Green Bay Packers Fan Writes Emotional Letter To Brandon Bostick, Fixes Everything

Green Bay Packers fans were forced to go through the Kübler-Ross model of grief management after the NFC Championship Game went so horribly wrong.

One really passionate Cheesehead — and radio host — added another stage to the process by penning a heartfelt letter to the game’s goat, Brandon Bostick, the dude who botched the onside kick recovery.

Dear Brandon Bostick,

I won’t pretend to know how you must be feeling right now or pretend that I could say something deep and meaningful enough to make the pain of that moment go away.

I won’t pretend that I, like every other Packers fan on the planet, wasn’t screaming at you in that moment.

And I won’t pretend that either the Packers or their fans won’t always remember you for that moment.

Heck, I can’t even pretend that you won’t be replaying that moment every time you have a free moment to reflect.

That’s the thing about big moments, whether they happen in NFC Championship Games in front of 70,000 fans and an entire nation watching on TV or at home in front of the wife and the kids.

They have a tendency to define us.  Not the moments themselves, but how we learn from them and, as hard as it is while we’re living them, how we move on from them.

In one moment, you went from a hardworking second-year tight end at the end of the Packers’ roster to one of the biggest goats in team history.

Seriously, check your Wikipedia page.  That moment is the biggest paragraph. Check out your Twitter feed.  Actually, don’t.  Trust me on this one.

But you’re more than your Wikipedia page.  You’re more than what supposed “fans” tweet about you.

You’re more than that one moment.

I won’t pretend that you will be to every Packers fan, but to this Packers fan, the moment that will forever define you happened after the game ended.

You were in the locker room, a black hooded sweatshirt on instead of a jersey, a look of weary sadness over your face instead of a helmet.

Your eyes said everything that you struggled to say to the reporters that had gathered at your locker.

You shouldn’t have gone for that ball.  You should have blocked and Jordy should have jumped for it.  You let your team down.  You let your family back in Green Bay down.  You let yourself down.

Brandon, whether or not you realize it yet; that was your moment.

You stood there and answered every question openly, truthfully, and heartbreakingly candidly—reliving that moment for the entire world and trying to explain a millisecond’s reaction that had just spawned a lifetime’s worth of regret.

You could have refused to speak with the media, and honestly, I don’t think many people would have blamed you.

But you didn’t.  You owned up to your mistake, accepted responsibility, and put the weight of an entire season’s worth of expectations on your shoulders even though you didn’t have to.

You didn’t settle for three points in the first half instead of trying to put the game away early.  You didn’t fall for a fake field goal that gave Seattle hope.  You didn’t get conservative with the playcalling while sitting on a lead.  You didn’t slide down after an interception instead of running it back.  You didn’t drop a likely pick-six that would have iced the game.  You didn’t settle back in a prevent defense instead of pressuring a quarterback who had already thrown four bad interceptions.  You didn’t get beat on that two-point conversion.

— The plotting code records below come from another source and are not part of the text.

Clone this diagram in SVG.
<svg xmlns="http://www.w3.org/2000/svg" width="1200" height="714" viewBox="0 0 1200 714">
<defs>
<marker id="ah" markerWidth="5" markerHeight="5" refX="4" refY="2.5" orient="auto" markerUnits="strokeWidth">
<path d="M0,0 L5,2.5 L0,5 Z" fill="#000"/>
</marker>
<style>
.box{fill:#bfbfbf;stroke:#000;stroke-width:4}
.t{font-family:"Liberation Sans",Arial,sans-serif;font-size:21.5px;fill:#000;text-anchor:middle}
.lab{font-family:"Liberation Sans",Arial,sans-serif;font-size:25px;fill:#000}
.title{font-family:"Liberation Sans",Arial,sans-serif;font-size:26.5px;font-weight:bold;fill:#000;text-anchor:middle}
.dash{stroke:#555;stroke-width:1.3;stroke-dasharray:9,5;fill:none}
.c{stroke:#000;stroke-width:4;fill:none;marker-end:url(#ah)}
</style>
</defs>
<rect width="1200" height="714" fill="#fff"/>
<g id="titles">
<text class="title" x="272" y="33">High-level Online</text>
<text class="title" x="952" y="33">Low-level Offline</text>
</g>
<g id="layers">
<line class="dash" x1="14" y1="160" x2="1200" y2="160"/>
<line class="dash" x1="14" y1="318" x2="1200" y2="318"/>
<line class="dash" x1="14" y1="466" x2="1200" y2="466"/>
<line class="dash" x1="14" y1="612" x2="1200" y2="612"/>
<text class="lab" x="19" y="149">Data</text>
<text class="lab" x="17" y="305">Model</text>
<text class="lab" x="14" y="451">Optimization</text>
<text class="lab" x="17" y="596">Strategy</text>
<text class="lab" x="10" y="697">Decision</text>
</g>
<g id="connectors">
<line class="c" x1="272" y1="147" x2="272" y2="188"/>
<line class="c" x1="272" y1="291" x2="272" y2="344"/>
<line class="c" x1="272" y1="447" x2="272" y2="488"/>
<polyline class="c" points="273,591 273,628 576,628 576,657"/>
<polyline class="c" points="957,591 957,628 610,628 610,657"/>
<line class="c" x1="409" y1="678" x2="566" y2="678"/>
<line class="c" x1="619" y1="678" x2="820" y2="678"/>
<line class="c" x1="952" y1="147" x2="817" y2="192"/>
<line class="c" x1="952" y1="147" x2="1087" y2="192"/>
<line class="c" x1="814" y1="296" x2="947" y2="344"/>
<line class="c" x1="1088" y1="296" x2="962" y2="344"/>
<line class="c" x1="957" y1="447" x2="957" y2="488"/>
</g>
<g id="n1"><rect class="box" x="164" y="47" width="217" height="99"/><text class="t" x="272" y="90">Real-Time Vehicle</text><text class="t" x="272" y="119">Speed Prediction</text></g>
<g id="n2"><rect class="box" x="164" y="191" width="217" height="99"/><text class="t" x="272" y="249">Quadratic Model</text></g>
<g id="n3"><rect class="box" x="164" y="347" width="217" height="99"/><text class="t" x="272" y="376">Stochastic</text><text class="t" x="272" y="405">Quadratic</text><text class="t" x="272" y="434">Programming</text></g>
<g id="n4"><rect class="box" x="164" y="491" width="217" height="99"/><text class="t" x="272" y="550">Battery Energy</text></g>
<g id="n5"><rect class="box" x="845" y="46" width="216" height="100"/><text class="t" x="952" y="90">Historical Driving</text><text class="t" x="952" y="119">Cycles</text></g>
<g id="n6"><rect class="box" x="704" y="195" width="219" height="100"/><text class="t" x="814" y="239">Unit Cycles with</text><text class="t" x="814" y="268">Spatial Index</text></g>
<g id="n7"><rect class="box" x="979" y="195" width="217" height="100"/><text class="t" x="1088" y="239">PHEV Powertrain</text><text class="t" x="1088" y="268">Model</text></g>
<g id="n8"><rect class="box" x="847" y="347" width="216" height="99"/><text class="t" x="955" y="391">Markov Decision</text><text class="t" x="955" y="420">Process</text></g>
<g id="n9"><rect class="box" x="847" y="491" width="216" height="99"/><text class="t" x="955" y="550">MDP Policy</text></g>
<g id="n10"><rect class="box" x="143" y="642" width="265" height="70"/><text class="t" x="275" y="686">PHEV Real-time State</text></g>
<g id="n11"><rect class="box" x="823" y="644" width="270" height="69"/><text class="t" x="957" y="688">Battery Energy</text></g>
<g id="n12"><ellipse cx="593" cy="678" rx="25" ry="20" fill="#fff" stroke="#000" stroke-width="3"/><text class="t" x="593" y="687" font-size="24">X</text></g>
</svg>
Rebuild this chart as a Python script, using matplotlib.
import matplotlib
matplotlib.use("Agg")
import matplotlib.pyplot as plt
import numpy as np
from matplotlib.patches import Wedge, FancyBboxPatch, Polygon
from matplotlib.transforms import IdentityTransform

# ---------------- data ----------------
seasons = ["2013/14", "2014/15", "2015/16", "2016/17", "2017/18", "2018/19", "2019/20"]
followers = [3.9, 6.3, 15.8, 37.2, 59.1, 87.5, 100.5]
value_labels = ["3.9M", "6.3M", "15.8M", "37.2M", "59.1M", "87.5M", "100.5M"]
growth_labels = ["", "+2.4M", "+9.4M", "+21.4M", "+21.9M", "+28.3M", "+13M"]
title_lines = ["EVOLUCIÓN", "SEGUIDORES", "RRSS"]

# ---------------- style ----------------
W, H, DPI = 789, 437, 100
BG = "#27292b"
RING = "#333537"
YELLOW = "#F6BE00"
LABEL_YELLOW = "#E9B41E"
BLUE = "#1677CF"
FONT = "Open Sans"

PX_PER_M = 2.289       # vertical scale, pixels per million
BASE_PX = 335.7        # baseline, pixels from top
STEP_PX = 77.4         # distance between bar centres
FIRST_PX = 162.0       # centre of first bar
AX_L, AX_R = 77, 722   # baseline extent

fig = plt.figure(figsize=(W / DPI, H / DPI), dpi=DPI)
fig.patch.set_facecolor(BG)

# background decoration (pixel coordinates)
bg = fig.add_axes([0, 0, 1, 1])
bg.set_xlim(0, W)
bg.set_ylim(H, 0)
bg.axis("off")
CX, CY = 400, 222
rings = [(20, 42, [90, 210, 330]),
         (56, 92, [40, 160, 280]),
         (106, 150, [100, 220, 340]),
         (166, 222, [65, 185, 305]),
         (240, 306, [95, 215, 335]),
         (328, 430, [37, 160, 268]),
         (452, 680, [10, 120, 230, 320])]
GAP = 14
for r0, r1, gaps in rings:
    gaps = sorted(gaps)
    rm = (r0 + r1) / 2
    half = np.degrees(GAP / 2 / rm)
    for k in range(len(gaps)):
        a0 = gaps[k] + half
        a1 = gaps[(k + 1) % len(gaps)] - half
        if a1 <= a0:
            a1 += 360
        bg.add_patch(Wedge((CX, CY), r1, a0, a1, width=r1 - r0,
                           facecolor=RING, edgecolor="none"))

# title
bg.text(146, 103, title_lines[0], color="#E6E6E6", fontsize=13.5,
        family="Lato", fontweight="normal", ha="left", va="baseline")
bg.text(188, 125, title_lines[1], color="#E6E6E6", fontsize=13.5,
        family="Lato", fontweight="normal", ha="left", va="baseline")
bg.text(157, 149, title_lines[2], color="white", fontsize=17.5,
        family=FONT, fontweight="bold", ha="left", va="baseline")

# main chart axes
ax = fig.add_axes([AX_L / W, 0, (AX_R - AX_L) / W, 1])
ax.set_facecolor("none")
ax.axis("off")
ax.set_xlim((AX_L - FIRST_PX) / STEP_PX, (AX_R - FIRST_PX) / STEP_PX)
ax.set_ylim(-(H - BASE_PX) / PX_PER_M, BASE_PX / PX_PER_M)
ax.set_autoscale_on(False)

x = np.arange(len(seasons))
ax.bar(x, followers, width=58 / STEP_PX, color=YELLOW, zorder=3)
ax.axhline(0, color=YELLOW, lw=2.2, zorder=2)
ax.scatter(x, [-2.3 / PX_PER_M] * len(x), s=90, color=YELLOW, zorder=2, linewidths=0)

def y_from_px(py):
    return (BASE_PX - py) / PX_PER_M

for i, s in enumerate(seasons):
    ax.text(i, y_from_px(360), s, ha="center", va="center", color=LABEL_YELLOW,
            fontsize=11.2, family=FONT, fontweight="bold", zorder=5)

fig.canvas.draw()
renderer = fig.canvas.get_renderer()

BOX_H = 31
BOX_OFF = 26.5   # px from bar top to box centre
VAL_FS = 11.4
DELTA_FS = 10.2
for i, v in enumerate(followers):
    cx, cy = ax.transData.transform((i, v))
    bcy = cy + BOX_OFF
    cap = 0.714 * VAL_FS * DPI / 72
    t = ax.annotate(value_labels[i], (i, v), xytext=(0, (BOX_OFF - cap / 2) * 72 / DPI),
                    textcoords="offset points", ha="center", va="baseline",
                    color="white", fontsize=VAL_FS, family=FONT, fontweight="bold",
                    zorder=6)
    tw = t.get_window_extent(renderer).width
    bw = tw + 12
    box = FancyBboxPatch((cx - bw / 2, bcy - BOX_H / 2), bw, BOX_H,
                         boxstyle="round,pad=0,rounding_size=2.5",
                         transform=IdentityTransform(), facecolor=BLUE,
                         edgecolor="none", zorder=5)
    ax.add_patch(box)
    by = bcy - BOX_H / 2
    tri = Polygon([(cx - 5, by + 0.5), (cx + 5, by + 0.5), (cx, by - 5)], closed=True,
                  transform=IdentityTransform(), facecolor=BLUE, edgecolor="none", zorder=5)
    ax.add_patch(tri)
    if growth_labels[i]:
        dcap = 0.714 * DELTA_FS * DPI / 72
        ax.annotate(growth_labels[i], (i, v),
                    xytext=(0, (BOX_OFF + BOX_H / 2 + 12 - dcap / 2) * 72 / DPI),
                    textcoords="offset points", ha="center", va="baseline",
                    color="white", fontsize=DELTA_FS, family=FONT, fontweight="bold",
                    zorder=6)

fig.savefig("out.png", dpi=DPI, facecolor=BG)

Every one of those directly led to the loss, but you accepted all the blame, even though you didn’t have to, and in so doing, you taught Packer Nation and, in truth, the entire nation about taking responsibility—a lesson that it sorely needs.

You didn’t make excuses and you didn’t try to shift the blame.  You stood up, and you admitted that you and you alone failed.

Brandon, that was your moment—and it’s a moment I hope everyone watches (or at least thinks of) every time that onside kick is replayed.

Because in failure, and your response to it, you taught the single greatest lesson about success: That it always stems directly from a whole lot of failure.

No successful person ever became successful without a whole lot of moments just like yours.  And no successful person ever looked back at their moment of failure and said, “Yeah, but it wasn’t really my fault.”

They owned up to their failure, internalized it, learned from it, and then moved on from it, looking back on it only as a source of motivation or inspiration.

In that sense, Brandon, your moment will define you.  The onside kick won’t, but your response to it already has.  The pain is still fresh, and I’m sure it will linger for a while, but the lesson about personal accountability you shared with all of us can forever guide us through our own toughest moments.

And for that, as strange as may sound right now, this Packers fan is forever grateful.

Sincerely,

Dan O’Donnell

A few things here.

First, this is well-written. In today’s world where sports anger runs unchecked and a take is only valued by its hotness, it’s refreshing to see someone with a level head put pen to paper.

Secondly, I don’t know how other Packers fans are going to handle seeing a person be so mature about the situation. Like the only good thing about losing a huge game in heartbreaking fashion is bitching about it with your fellow man.

No one likes the voice of reason.

And lastly, I feel even worse for Bostick now that he had a 30-minute window where everyone was ready to blame someone else for the incident. Guy just can’t buy a break.